On Thu, Feb 21, 2019 at 12:44 PM Javier Garcia Falaguera <[hidden email]> wrote:
Many thanks for the support. I just find out that this function 
[pval_mu, chisq_mu, df_mu] = chisquare_test_homogeneity (d1, d2, c1)

Doesnt allow any of the values of c1 to be less than 0 (even 0.99 induces to error).

As commented in some mail before, the result is that we get a division by 0, lead to NaN error. It could be great to check it and change it at some point.
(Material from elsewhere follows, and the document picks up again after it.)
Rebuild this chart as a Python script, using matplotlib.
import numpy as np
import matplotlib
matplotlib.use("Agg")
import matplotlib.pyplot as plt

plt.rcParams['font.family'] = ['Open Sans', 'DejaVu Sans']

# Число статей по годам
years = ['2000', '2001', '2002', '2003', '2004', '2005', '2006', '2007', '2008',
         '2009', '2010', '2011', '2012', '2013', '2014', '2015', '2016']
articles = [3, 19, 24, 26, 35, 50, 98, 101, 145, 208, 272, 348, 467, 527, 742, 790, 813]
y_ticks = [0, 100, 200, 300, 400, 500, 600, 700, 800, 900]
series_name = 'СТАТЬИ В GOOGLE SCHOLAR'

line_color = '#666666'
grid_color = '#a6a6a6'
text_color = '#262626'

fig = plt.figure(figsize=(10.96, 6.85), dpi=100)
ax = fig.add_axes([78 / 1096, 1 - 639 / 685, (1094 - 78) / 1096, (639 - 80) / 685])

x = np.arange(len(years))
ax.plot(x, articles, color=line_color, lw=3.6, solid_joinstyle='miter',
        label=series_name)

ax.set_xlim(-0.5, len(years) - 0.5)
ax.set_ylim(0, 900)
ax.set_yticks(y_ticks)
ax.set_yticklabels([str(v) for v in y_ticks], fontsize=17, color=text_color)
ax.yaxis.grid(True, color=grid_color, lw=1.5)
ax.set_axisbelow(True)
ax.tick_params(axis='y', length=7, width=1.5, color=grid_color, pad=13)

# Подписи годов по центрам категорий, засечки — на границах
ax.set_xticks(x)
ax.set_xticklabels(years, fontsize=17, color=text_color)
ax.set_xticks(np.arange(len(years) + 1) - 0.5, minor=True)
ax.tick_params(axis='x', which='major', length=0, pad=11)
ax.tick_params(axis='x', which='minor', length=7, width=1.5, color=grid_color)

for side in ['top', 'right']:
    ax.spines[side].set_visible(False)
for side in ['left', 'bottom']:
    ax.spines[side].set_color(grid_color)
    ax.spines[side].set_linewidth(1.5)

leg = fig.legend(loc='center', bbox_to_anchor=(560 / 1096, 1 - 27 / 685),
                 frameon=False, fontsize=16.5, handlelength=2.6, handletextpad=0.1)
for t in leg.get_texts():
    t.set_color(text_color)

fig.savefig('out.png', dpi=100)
As I asked in an earlier email, do you have a good reference we can use for expected behavior, inputs/outputs, maybe a paper or another free open source implementation that we could use as a example... anything? 

a trivial test: 

>> [a b c]=chisquare_test_homogeneity([.1 .2 .3],[.2 .3 .1],[.7 .8 .9])
a =  1
b = 0
c =  3

no error, and c < 1

just to clarify, NaN is not necessarily an error. it's a result (unless you are getting an actual error message, in which case please report the error message). in this case a divide by zero is caused by the lines:

(x is your d1, y is your d2, c is your c1)

55: n_x   = sum (x * ones (1, df+1) < ones (l_x, 1) * c);
58: n_y   = sum (y * ones (1, df+1) < ones (l_y, 1) * c);
59: chisq = l_x * l_y * sum ((n_x/l_x - n_y/l_y).^2 ./ (n_x + n_y));

There is no error from putting in c<1 that I can see. the NaN comes from c being smaller than d1 and d2, making n_x and n_y zero, making chisq a divide by zero.

If this isn't what should happen, you should provide some reference that can describe a desired result.